**Required task**: Tally each line where the word "that" occurs, then give only the total.

**Data for this task**:

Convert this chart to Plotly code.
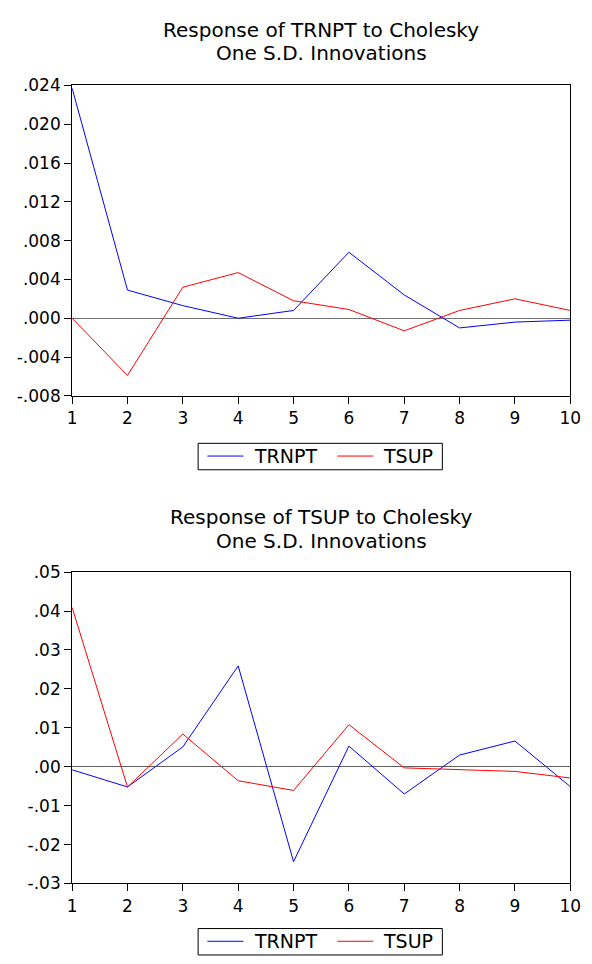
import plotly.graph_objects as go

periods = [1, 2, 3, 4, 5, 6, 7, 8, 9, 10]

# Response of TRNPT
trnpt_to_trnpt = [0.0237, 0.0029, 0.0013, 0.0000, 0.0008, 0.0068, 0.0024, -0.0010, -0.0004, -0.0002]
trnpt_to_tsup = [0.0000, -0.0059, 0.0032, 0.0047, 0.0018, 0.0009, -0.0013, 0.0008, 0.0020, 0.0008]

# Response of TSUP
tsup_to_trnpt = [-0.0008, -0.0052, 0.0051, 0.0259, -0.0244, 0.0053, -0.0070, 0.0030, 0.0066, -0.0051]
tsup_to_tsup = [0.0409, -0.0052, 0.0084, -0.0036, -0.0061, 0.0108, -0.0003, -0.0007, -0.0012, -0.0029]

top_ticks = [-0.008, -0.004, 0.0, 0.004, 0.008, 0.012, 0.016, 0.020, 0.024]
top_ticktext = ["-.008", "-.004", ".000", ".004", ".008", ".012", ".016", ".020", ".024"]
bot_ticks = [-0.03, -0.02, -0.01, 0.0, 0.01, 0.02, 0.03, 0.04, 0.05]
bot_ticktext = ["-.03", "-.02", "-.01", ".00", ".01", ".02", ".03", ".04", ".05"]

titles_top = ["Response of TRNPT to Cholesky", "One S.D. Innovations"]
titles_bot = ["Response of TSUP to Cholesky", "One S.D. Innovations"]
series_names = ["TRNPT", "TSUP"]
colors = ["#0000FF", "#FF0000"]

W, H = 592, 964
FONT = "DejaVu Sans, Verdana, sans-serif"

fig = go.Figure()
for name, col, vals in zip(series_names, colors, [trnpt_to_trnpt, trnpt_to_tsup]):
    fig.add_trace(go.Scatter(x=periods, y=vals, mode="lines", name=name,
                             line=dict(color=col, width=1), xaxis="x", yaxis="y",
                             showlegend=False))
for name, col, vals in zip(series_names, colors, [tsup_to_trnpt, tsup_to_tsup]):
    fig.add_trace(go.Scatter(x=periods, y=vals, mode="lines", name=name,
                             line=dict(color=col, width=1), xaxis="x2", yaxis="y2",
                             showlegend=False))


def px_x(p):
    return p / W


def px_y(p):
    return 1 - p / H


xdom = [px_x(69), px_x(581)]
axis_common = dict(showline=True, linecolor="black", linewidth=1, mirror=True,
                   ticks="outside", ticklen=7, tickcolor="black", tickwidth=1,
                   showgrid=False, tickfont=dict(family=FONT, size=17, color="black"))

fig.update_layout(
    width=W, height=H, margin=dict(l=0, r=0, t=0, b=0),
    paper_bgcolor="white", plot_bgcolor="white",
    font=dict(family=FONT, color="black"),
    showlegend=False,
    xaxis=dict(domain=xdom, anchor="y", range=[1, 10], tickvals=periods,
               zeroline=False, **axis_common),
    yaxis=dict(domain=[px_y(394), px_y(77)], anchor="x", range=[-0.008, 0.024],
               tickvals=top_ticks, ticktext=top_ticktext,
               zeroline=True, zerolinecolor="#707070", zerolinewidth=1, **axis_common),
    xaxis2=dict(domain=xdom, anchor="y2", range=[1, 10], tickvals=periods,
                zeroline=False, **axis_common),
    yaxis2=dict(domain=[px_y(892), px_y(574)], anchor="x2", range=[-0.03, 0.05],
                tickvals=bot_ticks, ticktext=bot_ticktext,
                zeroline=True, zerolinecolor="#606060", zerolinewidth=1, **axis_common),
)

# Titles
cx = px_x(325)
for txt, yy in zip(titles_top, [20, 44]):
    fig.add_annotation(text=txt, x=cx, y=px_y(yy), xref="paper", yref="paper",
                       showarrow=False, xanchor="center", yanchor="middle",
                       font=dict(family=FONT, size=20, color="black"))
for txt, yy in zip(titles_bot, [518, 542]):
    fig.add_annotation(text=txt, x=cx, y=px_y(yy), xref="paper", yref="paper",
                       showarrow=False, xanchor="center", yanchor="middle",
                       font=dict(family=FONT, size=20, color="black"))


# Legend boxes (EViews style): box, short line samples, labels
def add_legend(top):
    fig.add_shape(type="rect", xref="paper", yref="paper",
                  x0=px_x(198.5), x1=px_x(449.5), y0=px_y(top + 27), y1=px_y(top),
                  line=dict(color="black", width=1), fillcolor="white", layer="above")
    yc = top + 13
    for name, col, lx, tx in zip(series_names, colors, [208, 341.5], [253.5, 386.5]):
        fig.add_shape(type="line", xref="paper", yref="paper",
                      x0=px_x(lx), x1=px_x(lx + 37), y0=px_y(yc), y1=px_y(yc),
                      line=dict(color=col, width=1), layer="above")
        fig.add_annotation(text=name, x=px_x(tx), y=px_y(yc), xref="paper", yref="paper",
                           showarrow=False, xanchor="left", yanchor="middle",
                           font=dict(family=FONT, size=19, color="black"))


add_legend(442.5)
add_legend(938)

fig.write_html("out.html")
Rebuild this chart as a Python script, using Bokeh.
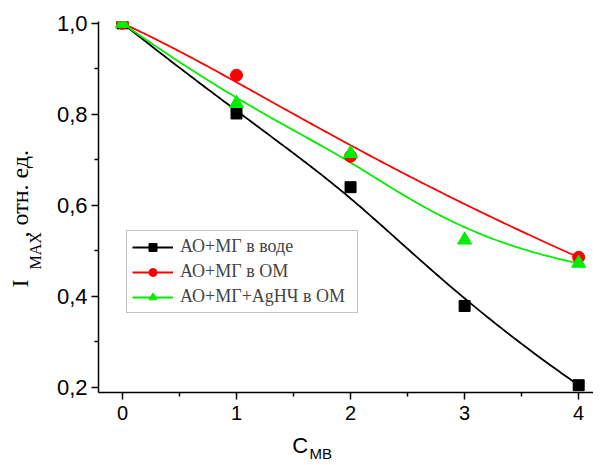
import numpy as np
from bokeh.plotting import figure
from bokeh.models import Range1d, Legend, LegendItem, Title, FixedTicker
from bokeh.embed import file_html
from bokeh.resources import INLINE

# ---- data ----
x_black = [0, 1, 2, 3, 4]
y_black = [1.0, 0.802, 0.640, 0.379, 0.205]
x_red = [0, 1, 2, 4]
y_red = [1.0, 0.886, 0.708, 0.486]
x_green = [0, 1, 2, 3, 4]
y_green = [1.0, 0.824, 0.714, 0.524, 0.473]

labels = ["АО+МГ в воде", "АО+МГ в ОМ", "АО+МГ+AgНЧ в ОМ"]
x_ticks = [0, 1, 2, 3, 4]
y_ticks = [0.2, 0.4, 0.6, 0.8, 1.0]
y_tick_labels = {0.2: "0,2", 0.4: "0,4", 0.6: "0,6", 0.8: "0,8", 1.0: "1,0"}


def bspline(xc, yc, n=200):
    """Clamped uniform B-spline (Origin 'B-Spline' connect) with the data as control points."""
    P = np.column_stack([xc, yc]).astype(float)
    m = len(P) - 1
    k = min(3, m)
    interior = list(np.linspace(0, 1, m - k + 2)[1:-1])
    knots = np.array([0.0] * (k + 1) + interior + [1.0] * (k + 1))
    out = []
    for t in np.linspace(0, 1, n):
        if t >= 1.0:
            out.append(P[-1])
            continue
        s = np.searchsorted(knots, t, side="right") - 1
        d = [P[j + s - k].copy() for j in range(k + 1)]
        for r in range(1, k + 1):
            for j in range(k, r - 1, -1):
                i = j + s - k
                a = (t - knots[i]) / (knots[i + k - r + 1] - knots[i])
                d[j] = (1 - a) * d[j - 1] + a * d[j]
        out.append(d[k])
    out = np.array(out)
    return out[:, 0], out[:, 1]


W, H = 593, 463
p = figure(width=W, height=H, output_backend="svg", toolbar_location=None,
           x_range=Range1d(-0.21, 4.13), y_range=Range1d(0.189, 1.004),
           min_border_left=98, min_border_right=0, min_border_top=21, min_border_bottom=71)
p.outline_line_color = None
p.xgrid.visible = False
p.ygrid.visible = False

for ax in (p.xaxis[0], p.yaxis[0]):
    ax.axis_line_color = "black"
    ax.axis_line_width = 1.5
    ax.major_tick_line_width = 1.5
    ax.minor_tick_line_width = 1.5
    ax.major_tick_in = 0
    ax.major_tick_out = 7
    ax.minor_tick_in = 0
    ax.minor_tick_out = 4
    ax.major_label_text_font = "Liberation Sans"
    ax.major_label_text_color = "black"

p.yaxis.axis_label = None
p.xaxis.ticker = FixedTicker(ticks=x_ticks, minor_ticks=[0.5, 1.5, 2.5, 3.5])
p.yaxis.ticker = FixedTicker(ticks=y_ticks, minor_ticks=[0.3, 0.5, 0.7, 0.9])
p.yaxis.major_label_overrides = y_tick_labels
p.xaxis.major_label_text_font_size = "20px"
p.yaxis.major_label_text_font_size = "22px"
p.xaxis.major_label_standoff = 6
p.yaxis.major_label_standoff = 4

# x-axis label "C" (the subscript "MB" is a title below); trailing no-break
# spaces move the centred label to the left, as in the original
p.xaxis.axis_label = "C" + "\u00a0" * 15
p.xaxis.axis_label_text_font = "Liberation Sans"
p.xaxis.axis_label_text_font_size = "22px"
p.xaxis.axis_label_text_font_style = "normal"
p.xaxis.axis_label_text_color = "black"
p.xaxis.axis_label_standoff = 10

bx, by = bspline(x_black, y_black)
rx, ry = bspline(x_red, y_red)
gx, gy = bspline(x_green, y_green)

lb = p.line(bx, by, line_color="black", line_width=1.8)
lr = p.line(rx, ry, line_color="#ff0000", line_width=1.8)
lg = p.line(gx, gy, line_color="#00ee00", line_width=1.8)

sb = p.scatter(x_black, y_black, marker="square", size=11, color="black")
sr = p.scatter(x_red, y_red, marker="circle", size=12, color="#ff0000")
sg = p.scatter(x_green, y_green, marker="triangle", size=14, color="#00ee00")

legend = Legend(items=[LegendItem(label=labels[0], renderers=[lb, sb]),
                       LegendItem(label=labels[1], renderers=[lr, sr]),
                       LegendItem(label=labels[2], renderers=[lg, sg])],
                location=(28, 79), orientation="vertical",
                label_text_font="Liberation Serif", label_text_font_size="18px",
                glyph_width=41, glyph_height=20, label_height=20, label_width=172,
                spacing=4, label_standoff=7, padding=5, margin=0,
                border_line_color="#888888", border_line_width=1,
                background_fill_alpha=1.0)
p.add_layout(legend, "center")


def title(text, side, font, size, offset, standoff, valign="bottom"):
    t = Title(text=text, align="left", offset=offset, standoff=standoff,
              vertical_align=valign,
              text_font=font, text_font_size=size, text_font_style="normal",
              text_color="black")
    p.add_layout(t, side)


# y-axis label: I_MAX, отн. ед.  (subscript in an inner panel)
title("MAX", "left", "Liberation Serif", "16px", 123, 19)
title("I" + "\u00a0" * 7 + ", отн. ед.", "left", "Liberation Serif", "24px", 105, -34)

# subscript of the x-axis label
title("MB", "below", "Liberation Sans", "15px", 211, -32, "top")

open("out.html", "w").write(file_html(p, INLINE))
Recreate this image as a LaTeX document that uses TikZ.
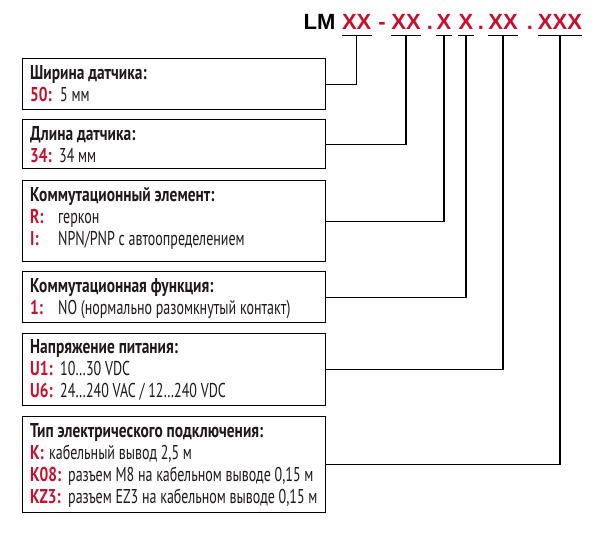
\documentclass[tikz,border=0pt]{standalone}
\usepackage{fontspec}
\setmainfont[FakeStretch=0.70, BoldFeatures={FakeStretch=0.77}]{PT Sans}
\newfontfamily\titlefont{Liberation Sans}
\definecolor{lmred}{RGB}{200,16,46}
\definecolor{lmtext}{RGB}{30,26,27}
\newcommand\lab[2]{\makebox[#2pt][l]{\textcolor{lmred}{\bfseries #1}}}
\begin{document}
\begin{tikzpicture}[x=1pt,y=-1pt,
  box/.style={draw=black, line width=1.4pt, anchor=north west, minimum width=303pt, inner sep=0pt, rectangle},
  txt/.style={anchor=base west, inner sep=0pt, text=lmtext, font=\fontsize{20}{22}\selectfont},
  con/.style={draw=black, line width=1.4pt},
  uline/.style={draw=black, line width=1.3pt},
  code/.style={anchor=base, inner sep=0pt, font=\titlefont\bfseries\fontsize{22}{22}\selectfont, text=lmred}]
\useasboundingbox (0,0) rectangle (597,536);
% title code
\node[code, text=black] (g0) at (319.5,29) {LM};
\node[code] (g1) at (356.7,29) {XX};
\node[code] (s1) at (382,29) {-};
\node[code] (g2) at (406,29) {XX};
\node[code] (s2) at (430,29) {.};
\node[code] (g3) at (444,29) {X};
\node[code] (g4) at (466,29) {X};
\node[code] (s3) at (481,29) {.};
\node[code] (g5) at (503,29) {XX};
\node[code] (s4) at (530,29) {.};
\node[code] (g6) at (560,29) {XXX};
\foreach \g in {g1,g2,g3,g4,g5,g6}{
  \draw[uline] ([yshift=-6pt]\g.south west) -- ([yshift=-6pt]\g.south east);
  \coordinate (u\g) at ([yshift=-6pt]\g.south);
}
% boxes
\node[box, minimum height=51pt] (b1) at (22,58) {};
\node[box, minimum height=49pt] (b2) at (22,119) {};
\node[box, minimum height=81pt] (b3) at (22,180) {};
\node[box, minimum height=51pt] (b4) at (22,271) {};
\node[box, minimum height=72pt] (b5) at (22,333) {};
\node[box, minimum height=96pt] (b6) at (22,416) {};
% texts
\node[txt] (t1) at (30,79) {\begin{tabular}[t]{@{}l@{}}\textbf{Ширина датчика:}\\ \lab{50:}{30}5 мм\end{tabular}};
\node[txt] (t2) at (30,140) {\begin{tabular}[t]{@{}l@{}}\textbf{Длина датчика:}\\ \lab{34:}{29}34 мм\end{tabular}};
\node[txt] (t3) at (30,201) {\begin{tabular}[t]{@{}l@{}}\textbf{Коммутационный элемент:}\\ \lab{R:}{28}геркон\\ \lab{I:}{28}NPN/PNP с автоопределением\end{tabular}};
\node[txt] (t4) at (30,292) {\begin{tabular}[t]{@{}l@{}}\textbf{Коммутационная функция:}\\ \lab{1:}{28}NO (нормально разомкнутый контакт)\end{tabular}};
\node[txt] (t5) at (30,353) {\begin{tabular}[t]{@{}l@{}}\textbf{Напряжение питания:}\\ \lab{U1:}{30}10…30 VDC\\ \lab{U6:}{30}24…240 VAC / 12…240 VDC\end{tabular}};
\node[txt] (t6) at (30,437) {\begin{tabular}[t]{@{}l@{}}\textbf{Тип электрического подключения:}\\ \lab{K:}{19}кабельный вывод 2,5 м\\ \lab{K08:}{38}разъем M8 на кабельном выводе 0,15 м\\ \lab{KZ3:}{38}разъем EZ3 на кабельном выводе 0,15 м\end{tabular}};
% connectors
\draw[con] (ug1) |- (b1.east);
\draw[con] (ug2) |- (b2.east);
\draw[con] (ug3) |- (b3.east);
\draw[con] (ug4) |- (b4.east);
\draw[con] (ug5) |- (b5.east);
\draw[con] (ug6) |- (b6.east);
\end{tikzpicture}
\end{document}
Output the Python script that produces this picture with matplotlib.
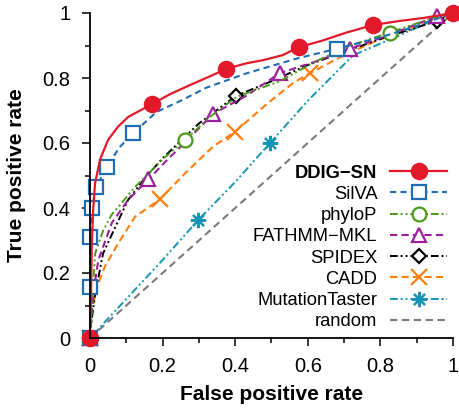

**Answer below**: 2